It is always the same with that thing called love. Cupid´s arrow hits you when you least expect it. In Laos, there is surely no difference to this. And so the story goes as follows:
I cannot even recall for which kind of coffee I asked this lady in her small shack in Phônhông.
I only remember my puzzled look when she filled the coffee into a small, transparent plastic bag full of ice cubes and then poured thick cream on top. “STOP!” I instinctively wanted to scream, but a foreign force kept me from doing so. Ten seconds later I stood there with something in my hand I had not seen before. This plastic bag full of ice cubes and coffee and cream within a paper bag within another plastic bag, a straw stuck into the first one.

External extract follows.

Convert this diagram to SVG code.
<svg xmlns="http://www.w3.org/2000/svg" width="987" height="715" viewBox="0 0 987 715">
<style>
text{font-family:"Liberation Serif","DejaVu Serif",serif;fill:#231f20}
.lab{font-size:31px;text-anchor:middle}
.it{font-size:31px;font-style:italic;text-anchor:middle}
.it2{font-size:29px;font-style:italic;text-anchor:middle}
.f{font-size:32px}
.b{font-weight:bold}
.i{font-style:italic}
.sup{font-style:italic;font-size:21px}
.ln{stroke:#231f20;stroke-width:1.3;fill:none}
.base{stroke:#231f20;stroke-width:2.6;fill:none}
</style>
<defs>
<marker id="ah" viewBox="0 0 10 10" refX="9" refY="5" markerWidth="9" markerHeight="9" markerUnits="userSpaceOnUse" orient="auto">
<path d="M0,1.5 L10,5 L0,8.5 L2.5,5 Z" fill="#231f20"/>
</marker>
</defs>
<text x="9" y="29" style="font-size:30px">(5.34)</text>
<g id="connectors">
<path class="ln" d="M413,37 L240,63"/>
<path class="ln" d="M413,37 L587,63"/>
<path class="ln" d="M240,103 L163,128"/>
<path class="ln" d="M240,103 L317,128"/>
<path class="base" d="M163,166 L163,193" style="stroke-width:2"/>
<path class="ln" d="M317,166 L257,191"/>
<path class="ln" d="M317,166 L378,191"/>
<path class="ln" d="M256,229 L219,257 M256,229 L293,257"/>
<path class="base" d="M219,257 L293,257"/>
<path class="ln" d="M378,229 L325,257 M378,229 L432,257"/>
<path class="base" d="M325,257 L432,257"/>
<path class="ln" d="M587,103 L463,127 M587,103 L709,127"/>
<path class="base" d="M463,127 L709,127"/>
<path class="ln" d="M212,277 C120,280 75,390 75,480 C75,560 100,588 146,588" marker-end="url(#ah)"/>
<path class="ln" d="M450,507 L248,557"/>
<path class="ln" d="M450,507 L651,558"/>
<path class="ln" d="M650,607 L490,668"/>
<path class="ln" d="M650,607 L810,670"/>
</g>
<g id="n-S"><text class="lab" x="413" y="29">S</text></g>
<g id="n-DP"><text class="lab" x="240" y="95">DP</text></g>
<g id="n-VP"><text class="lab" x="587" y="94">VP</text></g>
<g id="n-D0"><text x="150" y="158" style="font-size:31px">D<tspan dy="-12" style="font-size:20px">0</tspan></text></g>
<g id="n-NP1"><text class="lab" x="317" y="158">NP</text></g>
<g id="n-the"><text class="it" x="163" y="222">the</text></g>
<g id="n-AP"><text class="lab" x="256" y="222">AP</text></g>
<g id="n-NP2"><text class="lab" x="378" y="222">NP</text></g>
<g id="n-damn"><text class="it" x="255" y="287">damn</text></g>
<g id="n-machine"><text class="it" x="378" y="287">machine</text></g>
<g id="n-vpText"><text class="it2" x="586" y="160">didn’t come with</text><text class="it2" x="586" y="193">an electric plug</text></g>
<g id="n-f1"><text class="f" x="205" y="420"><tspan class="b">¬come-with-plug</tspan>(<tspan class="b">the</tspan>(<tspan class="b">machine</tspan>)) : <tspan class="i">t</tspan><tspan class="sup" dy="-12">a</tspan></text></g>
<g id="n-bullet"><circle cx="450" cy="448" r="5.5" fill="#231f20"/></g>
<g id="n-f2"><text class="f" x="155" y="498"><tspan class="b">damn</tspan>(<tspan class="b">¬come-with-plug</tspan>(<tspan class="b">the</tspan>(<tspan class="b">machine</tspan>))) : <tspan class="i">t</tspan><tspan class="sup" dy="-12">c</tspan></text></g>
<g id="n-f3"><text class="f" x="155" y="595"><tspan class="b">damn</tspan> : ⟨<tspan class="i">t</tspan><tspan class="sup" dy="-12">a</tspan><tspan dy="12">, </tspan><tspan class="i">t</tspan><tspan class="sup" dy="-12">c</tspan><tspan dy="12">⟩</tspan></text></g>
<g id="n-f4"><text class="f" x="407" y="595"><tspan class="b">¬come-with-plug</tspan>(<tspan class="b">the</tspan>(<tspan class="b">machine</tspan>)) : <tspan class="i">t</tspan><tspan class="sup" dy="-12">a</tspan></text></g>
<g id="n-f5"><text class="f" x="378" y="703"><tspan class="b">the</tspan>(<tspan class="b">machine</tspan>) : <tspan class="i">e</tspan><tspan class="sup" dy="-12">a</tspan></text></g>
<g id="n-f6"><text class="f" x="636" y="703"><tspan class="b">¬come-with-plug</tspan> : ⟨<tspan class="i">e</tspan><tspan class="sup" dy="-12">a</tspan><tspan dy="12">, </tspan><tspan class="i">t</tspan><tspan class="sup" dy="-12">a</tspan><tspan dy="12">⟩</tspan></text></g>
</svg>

Still a bit puzzled I was keen to give it a go. What followed is unforgotten. What followed was plain love; plain love for the syrupy, sweet, cold, beautiful liquid running down my throat. My taste buds could not believe what they were given to process and my mind could not believe what I was ingesting. From that very moment I knew that there would not be a single day for me in Laos without this incredible coffee. And there wasn’t.
I cannot tell what makes this coffee so special. The fact that I have a very sweet tooth might be a reason, but the others in our team also got hooked and went for their daily fix in the afternoon, for invigoration in the afternoon heat. This is how “Lao coffee” is made so you get an idea of how sweet it really is.

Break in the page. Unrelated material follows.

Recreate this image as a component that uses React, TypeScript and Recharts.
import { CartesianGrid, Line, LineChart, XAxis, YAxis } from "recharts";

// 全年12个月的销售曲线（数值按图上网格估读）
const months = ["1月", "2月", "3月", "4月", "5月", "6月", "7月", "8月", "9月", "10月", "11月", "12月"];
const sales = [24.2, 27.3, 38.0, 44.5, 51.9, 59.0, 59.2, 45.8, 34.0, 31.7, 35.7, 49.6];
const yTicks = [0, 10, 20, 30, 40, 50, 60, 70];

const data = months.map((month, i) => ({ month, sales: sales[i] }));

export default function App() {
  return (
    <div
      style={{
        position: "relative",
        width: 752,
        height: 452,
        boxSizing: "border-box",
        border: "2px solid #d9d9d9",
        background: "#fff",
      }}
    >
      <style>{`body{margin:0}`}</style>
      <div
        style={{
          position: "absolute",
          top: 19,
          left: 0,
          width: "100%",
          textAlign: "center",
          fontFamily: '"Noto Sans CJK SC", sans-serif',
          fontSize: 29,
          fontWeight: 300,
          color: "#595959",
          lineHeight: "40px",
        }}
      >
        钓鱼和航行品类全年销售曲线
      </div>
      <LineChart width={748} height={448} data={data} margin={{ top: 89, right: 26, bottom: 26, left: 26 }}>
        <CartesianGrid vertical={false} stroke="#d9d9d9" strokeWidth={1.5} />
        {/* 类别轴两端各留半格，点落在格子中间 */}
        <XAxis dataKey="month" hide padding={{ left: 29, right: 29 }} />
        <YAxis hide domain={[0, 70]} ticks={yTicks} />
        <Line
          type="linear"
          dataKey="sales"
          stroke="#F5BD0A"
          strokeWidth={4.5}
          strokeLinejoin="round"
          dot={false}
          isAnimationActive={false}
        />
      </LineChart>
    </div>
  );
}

They fill half a glass (or half a tin can) with sweetened condensed milk. This is topped with a table spoon of coffee creamer (white powder), with a pinch of salt (oh yes!) and usually with an extra table spoon or two of sugar (!!!). The coffee is already brewed and is sitting on a stove over an open fire. For this, a big table spoon of coarse ground Lao coffee was filled into a cloth filter and blanched and then percolated with boiling water. Now this dark and oily coffee is poured into the glass with the other ingredients and stirred.
Then, a small plastic bag is filled with ice cubes. Half a tin can of evaporated milk (almost 200 ml) is added and then the coffee mixture. The plastic bag is tied up with an elastic band and placed in a paper bag which again is put into another plastic bag. Finally, you stab a straw into the bag with the coffee and take your first sip. Deeeeeelicious! Do not miss out on this! Check out for shacks which pile up tin cans like this. Alternatively, ask for ice coffee in a southeast Asian restaurant (much more expensive and by far not such a nice experience). You might get lucky and fall in love.